The storm's a-comin'. At a press conference Tuesday afternoon, New York City Mayor Michael Bloomberg revealed his $19.5 billion plan to equip the city to deal with the inevitably extreme weather coming its way.

The 430-page report accompanying the announcement, titled "“A Stronger, More Resilient New York,” includes provisions to deal with everything from hurricanes and heavy rainfall- to droughts and heat waves. In order to combat sea level rise, Bloomberg has proposed a variety of "coastal defense projects," including new dunes, levees and offshore breakwaters in high-risk areas like Lower Manhattan, Staten Island, Red Hook, and the Rockaways. Bloomberg says that while the new measures may "block views, they will also save lives." Another significant portion of the funding would go towards improving infrastructure in order to maintain power and communications during would-be blackouts.

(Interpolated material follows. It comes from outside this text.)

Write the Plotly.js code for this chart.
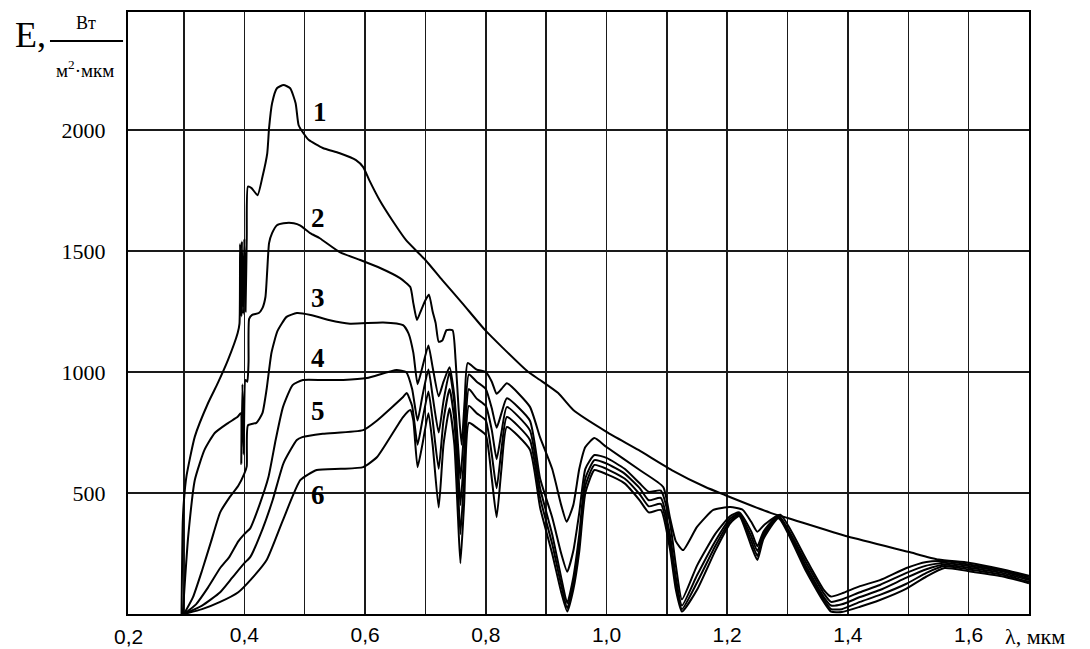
<!DOCTYPE html>
<html>
<head>
<meta charset="utf-8">
<script src="https://cdn.plot.ly/plotly-3.0.1.min.js"></script>
<style>html,body{margin:0;padding:0;background:#fff;}#chart{width:1090px;height:649px;}</style>
</head>
<body>
<div id="chart"></div>
<script>
// Curve 1
var x1 = [0.296,0.298,0.300,0.304,0.318,0.340,0.356,0.373,0.389,0.392,0.393,0.395,0.396,0.398,0.400,0.402,0.404,0.406,0.412,0.422,0.430,0.438,0.441,0.446,0.454,0.465,0.476,0.485,0.490,0.498,0.507,0.530,0.557,0.585,0.597,0.607,0.624,0.647,0.668,0.700,0.728,0.761,0.799,0.827,0.870,0.890,0.920,0.945,1.000,1.053,1.108,1.163,1.196,1.273,1.300,1.400,1.500,1.550,1.600,1.655,1.700];
var y1 = [0,380,470,567,733,872,954,1050,1161,1200,1530,1230,1540,1240,1550,1250,1555,1766,1760,1731,1806,1904,2008,2111,2173,2186,2173,2111,2020,1987,1959,1926,1905,1876,1847,1793,1711,1620,1545,1463,1380,1285,1173,1103,1001,967,913,843,753,678,595,526,492,417,397,320,257,225,212,185,158];
// Curve 2
var x2 = [0.298,0.302,0.307,0.318,0.334,0.351,0.373,0.389,0.394,0.395,0.397,0.399,0.402,0.405,0.407,0.408,0.413,0.424,0.430,0.435,0.438,0.441,0.446,0.454,0.465,0.482,0.493,0.509,0.525,0.558,0.592,0.625,0.658,0.675,0.680,0.686,0.692,0.700,0.706,0.712,0.717,0.722,0.728,0.735,0.745,0.750,0.755,0.760,0.765,0.770,0.785,0.800,0.810,0.818,0.826,0.835,0.873,0.890,0.910,0.925,0.934,0.945,0.955,0.965,0.980,1.000,1.055,1.094,1.105,1.115,1.127,1.150,1.177,1.205,1.226,1.240,1.250,1.262,1.288,1.330,1.360,1.372,1.390,1.420,1.453,1.497,1.530,1.560,1.600,1.655,1.700];
var y2 = [0,150,320,554,678,748,789,815,830,620,950,660,967,960,1040,1220,1236,1244,1264,1310,1421,1533,1574,1607,1615,1615,1605,1574,1553,1496,1463,1430,1388,1351,1285,1215,1250,1297,1320,1250,1202,1125,1130,1173,1173,1050,850,700,880,1037,1010,1000,960,910,930,954,857,730,600,450,381,450,600,690,727,690,595,525,400,300,264,360,430,442,430,380,340,370,410,230,100,72,85,115,140,190,215,218,205,182,152];
// Curve 3
var x3 = [0.300,0.315,0.330,0.345,0.360,0.375,0.390,0.400,0.404,0.406,0.420,0.430,0.437,0.445,0.455,0.470,0.487,0.510,0.540,0.575,0.630,0.663,0.672,0.680,0.687,0.695,0.705,0.712,0.722,0.730,0.740,0.748,0.754,0.758,0.764,0.772,0.785,0.800,0.810,0.818,0.826,0.835,0.873,0.890,0.910,0.925,0.935,0.945,0.955,0.965,0.980,1.000,1.030,1.055,1.070,1.090,1.105,1.115,1.125,1.150,1.180,1.205,1.220,1.240,1.250,1.260,1.285,1.330,1.360,1.372,1.390,1.420,1.453,1.497,1.530,1.560,1.600,1.655,1.700];
var y3 = [0,70,180,300,420,480,530,580,610,780,790,830,930,1080,1170,1228,1244,1236,1215,1200,1205,1194,1160,1080,950,1020,1110,1020,900,960,1020,900,700,560,750,990,960,930,850,770,830,892,800,560,400,250,175,260,420,600,657,645,600,540,505,510,380,200,60,200,330,405,420,340,280,340,407,215,85,50,60,90,120,170,200,212,198,177,146];
// Curve 4
var x4 = [0.300,0.320,0.340,0.360,0.375,0.390,0.400,0.410,0.425,0.440,0.452,0.464,0.480,0.497,0.530,0.564,0.603,0.652,0.668,0.678,0.687,0.695,0.705,0.712,0.722,0.730,0.740,0.748,0.754,0.758,0.764,0.772,0.785,0.800,0.810,0.818,0.826,0.835,0.873,0.890,0.910,0.925,0.935,0.945,0.955,0.965,0.980,1.000,1.030,1.055,1.070,1.090,1.105,1.115,1.125,1.150,1.180,1.205,1.220,1.240,1.250,1.260,1.285,1.330,1.360,1.372,1.390,1.420,1.453,1.497,1.530,1.560,1.600,1.655,1.700];
var y4 = [0,40,110,190,235,300,330,355,450,566,720,855,946,967,967,967,975,1008,1000,930,800,900,1010,900,750,880,1000,870,620,450,650,930,890,860,760,640,750,855,760,520,330,150,45,150,330,560,636,622,580,520,470,480,330,150,35,160,300,395,415,320,260,330,404,200,70,35,40,70,99,150,185,205,191,170,140];
// Curve 5
var x5 = [0.300,0.330,0.360,0.380,0.400,0.410,0.430,0.447,0.465,0.487,0.496,0.530,0.597,0.620,0.663,0.669,0.678,0.687,0.695,0.705,0.712,0.722,0.730,0.740,0.748,0.754,0.758,0.764,0.772,0.785,0.800,0.810,0.818,0.826,0.835,0.873,0.890,0.910,0.925,0.935,0.945,0.955,0.965,0.980,1.000,1.030,1.055,1.070,1.090,1.105,1.115,1.125,1.150,1.180,1.205,1.220,1.240,1.250,1.260,1.285,1.330,1.360,1.372,1.390,1.420,1.453,1.497,1.530,1.560,1.600,1.655,1.700];
var y5 = [0,35,90,150,210,236,350,471,624,719,731,745,760,800,897,913,860,700,800,920,800,600,800,930,800,520,330,560,860,830,800,660,520,680,814,720,480,290,120,25,120,290,530,616,600,560,495,445,455,300,120,20,130,280,385,410,300,240,320,400,190,60,20,20,50,79,125,170,198,184,163,133];
// Curve 6
var x6 = [0.300,0.330,0.360,0.390,0.410,0.437,0.464,0.493,0.520,0.560,0.597,0.620,0.663,0.675,0.680,0.687,0.695,0.705,0.712,0.722,0.730,0.740,0.748,0.754,0.758,0.764,0.772,0.785,0.800,0.810,0.818,0.826,0.835,0.873,0.890,0.910,0.925,0.935,0.945,0.955,0.965,0.980,1.000,1.030,1.055,1.070,1.090,1.105,1.115,1.125,1.150,1.180,1.205,1.220,1.240,1.250,1.260,1.285,1.330,1.360,1.372,1.390,1.420,1.453,1.497,1.530,1.560,1.600,1.655,1.700];
var y6 = [0,20,50,90,140,223,388,554,595,600,607,649,814,843,800,607,700,830,700,440,700,850,700,400,210,450,790,770,740,560,400,600,773,680,440,250,90,10,100,260,500,595,578,540,470,420,430,270,100,10,100,260,375,405,280,223,310,396,180,50,10,8,30,58,105,155,190,177,156,127];

var curveNames = ['1','2','3','4','5','6'];
var labelX = [0.525,0.522,0.522,0.522,0.522,0.522];
var labelY = [2075,1637,1306,1058,839,492];
var yTicks = [500,1000,1500,2000];
var yTickText = ['500','1000','1500','2000'];
var xTicks = [0.4,0.6,0.8,1.0,1.2,1.4,1.6];
var xTickText = ['0,4','0,6','0,8','1,0','1,2','1,4','1,6'];
var xMinorGrid = [0.3,0.5,0.7,0.9,1.1,1.3,1.5];

var xs = [x1,x2,x3,x4,x5,x6];
var ys = [y1,y2,y3,y4,y5,y6];
var traces = xs.map(function(x,i){
  return {x:x, y:ys[i], type:'scatter', mode:'lines', name:curveNames[i],
    line:{color:'#000', width:2, shape:'spline', smoothing:0.5}, hoverinfo:'skip', showlegend:false};
});

var serif = 'Liberation Serif, Times New Roman, serif';
var sans = 'Liberation Sans, Arial, sans-serif';
var ann = curveNames.map(function(n,i){
  return {x:labelX[i], y:labelY[i], xref:'x', yref:'y', text:'<b>'+n+'</b>', showarrow:false,
    xanchor:'center', yanchor:'middle', font:{family:serif, size:27, color:'#000'}};
});
ann.push({xref:'paper', yref:'paper', x:0, y:-0.038, text:'0,2', showarrow:false, xanchor:'center', yanchor:'middle',
  font:{family:sans, size:21, color:'#000'}});
ann.push({xref:'paper', yref:'paper', x:0.971, y:-0.038, text:'λ, мкм', showarrow:false, xanchor:'left', yanchor:'middle',
  font:{family:serif, size:22, color:'#000'}});
ann.push({xref:'paper', yref:'paper', x:-0.1276, y:0.962, text:'E,', showarrow:false, xanchor:'left', yanchor:'middle',
  font:{family:serif, size:36, color:'#000'}});
ann.push({xref:'paper', yref:'paper', x:-0.0466, y:0.982, text:'Вт', showarrow:false, xanchor:'center', yanchor:'middle',
  font:{family:serif, size:18, color:'#000'}});
ann.push({xref:'paper', yref:'paper', x:-0.0477, y:0.906, text:'м<sup>2</sup>·мкм', showarrow:false, xanchor:'center', yanchor:'middle',
  font:{family:serif, size:19, color:'#000'}});

var gridCol = '#1a1a1a';
var layout = {
  width:1090, height:649,
  margin:{l:128, r:61, t:12, b:35, pad:0},
  paper_bgcolor:'#fff', plot_bgcolor:'#fff',
  separators:', ',
  xaxis:{range:[0.2073,1.7], tickmode:'array', tickvals:xTicks, ticktext:xTickText,
    showgrid:true, gridcolor:gridCol, gridwidth:1.5, zeroline:false,
    minor:{tickmode:'array', tickvals:xMinorGrid, showgrid:true, gridcolor:gridCol, gridwidth:1.5, ticks:''},
    showline:true, mirror:true, linecolor:'#000', linewidth:2, ticks:'',
    ticklabelstandoff:1,
    tickfont:{family:sans, size:21, color:'#000'}},
  yaxis:{range:[0,2488], tickmode:'array', tickvals:yTicks, ticktext:yTickText,
    showgrid:true, gridcolor:gridCol, gridwidth:1.5, zeroline:false,
    showline:true, mirror:true, linecolor:'#000', linewidth:2, ticks:'',
    ticklabelstandoff:16,
    tickfont:{family:serif, size:22, color:'#000'}},
  annotations:ann,
  shapes:[{type:'line', xref:'paper', yref:'paper', x0:-0.0866, x1:-0.0055, y0:0.9518, y1:0.9518,
    line:{color:'#000', width:2}}]
};
Plotly.newPlot('chart', traces, layout, {staticPlot:true, displayModeBar:false});
</script>
</body>
</html>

One of the most novel ideas envisioned in the plan was "Seaport City," an ambitious development proposal for the southern tip of Manhattan. The project, modeled off of New York's Battery Park City, would combine levees with new housing and commercial real estate.

Bloomberg was quick to defend the project's massive price tag. He insisted that $10 billion would be accounted for by city capital funding and federal aid relief that had already been allocated to to the project. An additional $5 billion, he claimed, would also come from the federal government further down the road.

The mayor also pointed out that $19.5 billion doesn't actually look like so much money when you consider the fact that Hurricane Sandy cost the city over $19 billion in 2012. Indeed, many New Yorkers continue to see the effects of Sandy in their day-to-day lives. Thousands of families will likely see their insurance costs skyrocket as providers continue to survey the storm's damage, and the New York subway system is far from fully recovered.

Bloomberg will be succeeded this November by New York City's first new mayor in twelve years, and is already urging mayoral candidates and New Yorkers alike to further his legacy of fighting the effects of climate change.

"We can’t stop nature," said the mayor pointedly, "We’re going to have to live in the new reality."